**The task:** Which lines hold the string "that"? Copy every one of them.

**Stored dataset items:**
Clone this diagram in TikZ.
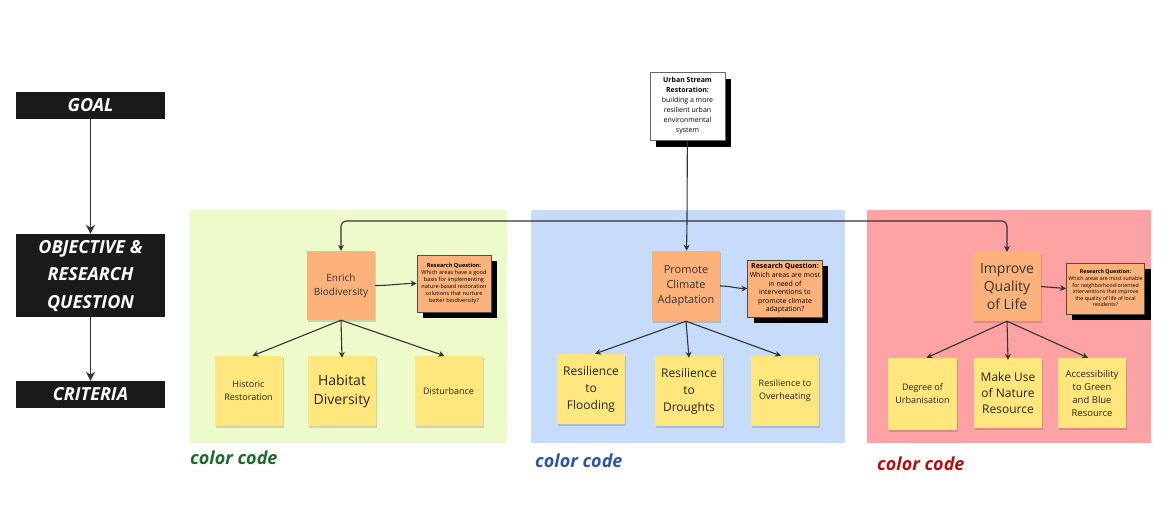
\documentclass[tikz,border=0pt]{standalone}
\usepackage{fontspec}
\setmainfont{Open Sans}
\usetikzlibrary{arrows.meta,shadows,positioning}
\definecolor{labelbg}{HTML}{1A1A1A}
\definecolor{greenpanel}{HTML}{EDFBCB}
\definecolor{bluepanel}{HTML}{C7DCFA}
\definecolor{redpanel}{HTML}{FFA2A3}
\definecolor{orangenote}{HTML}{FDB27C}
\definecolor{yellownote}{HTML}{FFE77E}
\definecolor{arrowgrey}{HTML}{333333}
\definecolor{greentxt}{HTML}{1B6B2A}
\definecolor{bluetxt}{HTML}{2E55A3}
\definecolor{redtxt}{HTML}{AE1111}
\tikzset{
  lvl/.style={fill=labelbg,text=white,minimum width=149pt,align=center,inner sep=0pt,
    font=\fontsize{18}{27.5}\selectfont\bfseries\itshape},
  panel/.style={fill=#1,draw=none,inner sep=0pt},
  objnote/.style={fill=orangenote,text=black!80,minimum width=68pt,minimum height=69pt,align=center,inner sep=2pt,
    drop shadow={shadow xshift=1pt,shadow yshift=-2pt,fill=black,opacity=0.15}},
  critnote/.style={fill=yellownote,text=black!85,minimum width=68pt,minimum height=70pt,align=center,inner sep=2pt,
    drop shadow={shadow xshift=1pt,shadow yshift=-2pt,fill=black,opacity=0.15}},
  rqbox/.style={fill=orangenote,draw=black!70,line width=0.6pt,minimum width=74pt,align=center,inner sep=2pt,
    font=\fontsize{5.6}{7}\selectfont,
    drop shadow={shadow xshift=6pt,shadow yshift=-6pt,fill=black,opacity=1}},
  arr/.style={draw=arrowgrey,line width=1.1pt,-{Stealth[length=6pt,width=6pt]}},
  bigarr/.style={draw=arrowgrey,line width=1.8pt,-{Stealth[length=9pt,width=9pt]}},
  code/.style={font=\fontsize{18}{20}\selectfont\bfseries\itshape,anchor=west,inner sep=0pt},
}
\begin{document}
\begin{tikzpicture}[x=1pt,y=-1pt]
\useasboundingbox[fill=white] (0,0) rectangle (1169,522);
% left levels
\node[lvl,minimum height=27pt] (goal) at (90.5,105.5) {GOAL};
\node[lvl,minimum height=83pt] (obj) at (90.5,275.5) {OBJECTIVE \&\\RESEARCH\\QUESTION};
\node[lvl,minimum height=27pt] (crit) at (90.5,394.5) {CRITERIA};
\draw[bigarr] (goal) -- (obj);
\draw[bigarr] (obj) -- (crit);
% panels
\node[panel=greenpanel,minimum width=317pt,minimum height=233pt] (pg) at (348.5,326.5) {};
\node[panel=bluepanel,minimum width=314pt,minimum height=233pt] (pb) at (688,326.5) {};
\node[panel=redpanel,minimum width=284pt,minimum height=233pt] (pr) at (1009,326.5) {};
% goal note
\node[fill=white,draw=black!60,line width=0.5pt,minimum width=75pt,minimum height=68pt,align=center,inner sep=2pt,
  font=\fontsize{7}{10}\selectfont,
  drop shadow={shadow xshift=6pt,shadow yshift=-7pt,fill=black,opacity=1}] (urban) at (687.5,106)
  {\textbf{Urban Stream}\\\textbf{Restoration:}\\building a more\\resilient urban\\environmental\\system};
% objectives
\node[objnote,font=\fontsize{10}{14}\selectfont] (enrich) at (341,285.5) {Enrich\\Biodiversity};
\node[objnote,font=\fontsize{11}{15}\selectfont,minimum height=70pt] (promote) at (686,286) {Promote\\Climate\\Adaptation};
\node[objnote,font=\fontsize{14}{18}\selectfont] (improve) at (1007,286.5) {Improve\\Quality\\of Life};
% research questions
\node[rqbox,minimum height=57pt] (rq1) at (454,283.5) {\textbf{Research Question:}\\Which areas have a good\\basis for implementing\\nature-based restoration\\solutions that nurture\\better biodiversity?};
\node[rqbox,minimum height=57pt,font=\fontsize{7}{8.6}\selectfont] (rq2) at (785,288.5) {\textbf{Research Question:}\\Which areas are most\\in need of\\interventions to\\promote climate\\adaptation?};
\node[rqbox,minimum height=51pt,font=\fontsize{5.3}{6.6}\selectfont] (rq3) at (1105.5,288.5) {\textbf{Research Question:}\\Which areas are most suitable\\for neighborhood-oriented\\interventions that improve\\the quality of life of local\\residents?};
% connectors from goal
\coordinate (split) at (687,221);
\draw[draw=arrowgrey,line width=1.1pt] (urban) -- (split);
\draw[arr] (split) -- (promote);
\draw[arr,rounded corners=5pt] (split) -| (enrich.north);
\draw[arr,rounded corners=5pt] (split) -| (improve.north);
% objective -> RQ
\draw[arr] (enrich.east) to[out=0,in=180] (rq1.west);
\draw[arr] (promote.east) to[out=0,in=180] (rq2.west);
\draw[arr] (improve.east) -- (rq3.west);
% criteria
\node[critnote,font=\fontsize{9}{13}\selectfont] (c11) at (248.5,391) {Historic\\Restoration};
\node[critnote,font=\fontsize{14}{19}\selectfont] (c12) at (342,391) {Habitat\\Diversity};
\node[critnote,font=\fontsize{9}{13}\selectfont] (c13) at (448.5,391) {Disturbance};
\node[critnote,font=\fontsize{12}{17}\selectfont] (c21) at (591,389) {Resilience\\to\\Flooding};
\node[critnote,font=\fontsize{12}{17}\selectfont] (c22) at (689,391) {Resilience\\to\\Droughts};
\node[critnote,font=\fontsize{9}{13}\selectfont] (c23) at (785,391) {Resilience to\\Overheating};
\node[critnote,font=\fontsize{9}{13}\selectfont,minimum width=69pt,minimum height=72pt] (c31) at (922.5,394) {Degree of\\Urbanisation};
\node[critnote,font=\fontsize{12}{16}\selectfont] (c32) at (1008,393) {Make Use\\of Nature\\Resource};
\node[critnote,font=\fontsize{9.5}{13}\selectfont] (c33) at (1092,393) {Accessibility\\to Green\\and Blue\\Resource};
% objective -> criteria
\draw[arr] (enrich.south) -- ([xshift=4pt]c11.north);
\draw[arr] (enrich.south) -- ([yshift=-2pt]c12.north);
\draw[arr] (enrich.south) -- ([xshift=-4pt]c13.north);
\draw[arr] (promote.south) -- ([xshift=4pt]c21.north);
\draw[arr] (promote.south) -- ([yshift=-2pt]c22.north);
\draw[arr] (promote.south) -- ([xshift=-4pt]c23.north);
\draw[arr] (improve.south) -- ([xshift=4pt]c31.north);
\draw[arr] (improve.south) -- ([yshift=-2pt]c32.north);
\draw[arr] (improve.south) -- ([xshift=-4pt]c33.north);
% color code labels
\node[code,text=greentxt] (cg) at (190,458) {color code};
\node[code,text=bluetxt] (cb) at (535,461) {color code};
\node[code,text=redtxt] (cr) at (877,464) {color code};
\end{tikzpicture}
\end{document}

==

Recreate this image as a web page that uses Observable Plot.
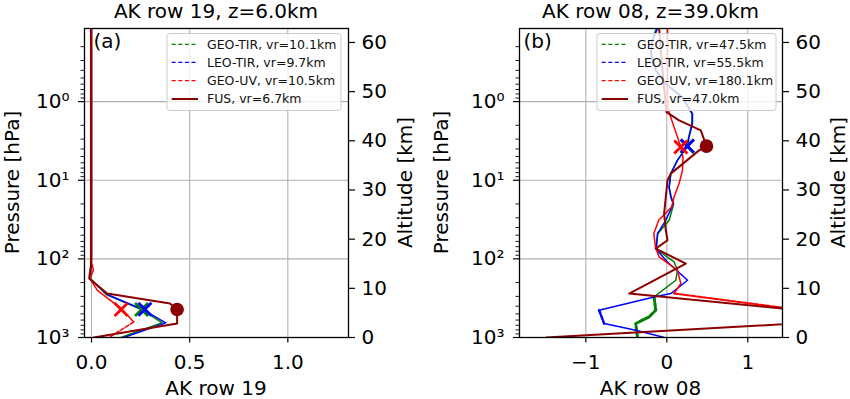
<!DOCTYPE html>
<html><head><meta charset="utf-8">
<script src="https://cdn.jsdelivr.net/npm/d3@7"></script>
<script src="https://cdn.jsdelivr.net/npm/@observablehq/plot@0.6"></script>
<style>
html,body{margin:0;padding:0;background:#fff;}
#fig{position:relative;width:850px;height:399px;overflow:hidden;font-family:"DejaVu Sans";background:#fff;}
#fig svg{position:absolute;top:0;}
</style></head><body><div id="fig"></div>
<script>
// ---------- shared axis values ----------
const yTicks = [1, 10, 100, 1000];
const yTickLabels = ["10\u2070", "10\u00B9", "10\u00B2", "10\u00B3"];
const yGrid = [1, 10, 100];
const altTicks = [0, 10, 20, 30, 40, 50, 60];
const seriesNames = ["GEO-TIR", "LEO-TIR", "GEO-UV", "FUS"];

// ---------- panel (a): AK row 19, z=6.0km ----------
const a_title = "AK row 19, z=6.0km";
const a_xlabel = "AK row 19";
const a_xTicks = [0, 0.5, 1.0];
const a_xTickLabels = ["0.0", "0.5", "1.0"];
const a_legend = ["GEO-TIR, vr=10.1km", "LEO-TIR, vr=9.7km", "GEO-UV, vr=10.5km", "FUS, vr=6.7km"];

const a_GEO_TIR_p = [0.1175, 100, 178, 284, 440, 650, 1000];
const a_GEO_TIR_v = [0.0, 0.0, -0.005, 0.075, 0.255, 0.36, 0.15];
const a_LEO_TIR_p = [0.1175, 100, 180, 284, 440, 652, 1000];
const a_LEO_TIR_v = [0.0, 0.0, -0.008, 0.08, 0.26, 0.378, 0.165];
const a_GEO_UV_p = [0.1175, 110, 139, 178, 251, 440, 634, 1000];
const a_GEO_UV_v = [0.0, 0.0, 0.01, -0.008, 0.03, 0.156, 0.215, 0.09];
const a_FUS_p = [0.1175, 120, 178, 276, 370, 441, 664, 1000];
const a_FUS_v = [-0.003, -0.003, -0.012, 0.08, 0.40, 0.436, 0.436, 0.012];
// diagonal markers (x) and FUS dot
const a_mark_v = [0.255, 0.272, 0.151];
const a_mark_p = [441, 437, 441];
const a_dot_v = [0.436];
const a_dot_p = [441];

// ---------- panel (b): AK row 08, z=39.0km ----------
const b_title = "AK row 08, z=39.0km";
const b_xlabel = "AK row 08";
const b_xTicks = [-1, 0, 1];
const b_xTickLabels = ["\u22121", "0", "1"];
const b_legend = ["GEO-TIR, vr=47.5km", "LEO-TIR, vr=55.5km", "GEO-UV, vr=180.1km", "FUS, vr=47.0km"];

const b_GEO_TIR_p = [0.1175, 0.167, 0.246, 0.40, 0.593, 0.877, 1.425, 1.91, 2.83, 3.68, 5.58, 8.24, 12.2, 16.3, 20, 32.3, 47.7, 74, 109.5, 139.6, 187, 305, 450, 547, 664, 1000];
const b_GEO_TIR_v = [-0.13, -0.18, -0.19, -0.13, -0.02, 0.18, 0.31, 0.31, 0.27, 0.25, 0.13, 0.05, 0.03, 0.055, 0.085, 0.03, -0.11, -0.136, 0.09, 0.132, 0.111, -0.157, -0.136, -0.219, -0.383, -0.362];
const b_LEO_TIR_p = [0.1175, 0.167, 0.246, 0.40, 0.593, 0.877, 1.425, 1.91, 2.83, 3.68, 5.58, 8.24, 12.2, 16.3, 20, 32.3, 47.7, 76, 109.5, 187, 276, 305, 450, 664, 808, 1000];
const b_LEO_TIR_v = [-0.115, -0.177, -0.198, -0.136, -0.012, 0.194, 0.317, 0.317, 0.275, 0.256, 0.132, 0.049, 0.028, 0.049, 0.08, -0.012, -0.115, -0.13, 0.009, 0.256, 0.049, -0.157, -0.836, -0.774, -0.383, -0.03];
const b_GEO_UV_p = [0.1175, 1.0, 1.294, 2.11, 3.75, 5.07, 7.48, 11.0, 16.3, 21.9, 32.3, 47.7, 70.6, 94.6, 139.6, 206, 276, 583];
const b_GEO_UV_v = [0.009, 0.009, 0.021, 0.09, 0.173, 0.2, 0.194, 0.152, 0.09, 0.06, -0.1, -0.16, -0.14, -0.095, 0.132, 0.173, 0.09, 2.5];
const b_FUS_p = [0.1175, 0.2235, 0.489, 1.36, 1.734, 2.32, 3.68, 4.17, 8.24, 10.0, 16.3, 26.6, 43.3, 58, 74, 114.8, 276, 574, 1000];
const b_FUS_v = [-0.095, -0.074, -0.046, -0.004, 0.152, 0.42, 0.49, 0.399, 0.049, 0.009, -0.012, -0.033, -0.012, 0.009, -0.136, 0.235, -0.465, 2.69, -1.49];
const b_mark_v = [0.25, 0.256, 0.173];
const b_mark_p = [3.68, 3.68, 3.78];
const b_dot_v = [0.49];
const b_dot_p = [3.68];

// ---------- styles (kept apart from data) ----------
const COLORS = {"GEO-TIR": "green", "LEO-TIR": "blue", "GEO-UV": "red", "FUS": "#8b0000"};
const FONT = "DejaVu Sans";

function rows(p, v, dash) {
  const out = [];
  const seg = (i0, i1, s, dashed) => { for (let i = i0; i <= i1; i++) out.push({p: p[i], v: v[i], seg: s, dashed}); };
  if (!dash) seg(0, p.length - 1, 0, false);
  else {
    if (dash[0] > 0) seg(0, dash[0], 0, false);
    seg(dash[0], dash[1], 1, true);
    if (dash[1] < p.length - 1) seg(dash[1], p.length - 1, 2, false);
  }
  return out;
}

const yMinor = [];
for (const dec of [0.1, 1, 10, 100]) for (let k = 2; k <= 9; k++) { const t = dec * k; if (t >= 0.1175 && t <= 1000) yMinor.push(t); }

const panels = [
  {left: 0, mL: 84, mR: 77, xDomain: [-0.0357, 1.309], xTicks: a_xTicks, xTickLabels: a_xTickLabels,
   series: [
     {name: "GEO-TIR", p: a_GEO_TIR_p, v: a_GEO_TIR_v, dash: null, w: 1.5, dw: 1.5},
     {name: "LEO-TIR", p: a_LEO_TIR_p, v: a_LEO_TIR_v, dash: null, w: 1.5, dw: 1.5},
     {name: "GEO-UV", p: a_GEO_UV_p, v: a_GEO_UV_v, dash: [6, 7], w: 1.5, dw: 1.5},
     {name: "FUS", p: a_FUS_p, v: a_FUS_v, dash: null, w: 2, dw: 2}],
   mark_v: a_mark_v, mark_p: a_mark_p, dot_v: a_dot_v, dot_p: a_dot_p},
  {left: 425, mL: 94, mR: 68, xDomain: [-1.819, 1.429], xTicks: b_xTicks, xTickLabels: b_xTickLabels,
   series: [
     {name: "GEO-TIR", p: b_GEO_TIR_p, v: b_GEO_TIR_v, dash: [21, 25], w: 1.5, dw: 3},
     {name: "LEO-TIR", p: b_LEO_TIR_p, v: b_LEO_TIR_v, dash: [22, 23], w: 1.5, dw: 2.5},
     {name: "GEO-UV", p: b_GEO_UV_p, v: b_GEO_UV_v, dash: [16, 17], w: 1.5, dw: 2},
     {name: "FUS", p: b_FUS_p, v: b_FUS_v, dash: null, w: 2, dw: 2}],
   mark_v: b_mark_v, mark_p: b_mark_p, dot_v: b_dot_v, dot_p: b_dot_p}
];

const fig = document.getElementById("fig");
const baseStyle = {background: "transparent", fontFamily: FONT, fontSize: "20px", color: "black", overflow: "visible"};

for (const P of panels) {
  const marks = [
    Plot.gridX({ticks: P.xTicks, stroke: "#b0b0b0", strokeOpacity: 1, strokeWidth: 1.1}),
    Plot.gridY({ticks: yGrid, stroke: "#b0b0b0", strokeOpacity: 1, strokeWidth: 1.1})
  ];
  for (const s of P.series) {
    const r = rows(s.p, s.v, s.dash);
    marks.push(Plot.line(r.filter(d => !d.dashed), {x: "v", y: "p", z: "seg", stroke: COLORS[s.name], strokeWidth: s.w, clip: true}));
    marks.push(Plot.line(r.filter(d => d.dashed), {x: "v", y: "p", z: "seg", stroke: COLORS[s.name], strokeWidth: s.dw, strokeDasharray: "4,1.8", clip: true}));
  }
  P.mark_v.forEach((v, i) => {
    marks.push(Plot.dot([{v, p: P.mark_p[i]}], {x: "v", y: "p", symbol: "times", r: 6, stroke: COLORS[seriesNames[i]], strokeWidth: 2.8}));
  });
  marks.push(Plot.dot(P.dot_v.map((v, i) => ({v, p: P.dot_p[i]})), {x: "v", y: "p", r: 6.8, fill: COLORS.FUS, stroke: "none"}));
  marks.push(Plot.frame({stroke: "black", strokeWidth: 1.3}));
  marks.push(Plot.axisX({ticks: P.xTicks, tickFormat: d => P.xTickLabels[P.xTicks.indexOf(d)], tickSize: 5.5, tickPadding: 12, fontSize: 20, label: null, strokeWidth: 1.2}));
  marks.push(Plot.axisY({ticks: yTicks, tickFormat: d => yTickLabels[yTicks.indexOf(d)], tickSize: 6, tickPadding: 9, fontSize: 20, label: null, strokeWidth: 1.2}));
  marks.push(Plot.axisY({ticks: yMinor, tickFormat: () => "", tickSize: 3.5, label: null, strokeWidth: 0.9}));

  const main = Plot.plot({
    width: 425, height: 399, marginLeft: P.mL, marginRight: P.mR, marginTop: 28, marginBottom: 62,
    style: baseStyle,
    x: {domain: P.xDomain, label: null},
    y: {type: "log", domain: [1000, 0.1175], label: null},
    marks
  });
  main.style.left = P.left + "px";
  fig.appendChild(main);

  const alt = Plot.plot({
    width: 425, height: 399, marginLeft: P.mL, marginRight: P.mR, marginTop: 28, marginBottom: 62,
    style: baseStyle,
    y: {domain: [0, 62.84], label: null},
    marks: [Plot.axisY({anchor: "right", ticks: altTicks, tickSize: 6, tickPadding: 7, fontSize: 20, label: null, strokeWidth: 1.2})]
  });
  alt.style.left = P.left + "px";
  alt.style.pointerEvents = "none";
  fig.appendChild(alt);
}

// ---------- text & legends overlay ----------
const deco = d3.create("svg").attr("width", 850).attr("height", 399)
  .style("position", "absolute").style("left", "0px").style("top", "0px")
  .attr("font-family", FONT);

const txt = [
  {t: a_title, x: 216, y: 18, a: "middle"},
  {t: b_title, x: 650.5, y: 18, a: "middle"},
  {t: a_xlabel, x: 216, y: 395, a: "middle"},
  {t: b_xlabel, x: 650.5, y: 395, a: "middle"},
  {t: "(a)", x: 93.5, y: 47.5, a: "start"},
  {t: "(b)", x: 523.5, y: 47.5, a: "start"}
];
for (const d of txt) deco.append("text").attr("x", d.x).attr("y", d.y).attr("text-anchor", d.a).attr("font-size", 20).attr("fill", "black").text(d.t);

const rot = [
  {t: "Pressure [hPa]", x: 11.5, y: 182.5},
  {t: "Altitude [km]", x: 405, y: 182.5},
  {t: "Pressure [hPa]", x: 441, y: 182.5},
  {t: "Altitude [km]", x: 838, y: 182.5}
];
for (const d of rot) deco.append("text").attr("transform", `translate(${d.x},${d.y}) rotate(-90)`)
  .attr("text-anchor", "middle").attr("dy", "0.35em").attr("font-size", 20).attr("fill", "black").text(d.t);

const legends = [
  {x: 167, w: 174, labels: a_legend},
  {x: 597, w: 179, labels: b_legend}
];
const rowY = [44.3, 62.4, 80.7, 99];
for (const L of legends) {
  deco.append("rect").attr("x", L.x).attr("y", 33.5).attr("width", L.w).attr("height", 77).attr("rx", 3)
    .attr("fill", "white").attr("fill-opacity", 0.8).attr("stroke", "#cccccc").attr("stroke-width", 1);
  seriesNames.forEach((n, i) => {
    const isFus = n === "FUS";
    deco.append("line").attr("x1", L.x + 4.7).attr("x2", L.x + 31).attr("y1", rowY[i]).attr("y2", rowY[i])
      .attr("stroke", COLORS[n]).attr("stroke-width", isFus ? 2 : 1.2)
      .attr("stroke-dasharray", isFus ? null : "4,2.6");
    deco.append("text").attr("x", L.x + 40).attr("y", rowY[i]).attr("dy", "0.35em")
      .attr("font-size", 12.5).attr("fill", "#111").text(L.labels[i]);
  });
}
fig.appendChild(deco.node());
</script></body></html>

**Answer for the task:**
\node[rqbox,minimum height=57pt] (rq1) at (454,283.5) {\textbf{Research Question:}\\Which areas have a good\\basis for implementing\\nature-based restoration\\solutions that nurture\\better biodiversity?};
\node[rqbox,minimum height=51pt,font=\fontsize{5.3}{6.6}\selectfont] (rq3) at (1105.5,288.5) {\textbf{Research Question:}\\Which areas are most suitable\\for neighborhood-oriented\\interventions that improve\\the quality of life of local\\residents?};
Recreate this image as a web page that uses Observable Plot.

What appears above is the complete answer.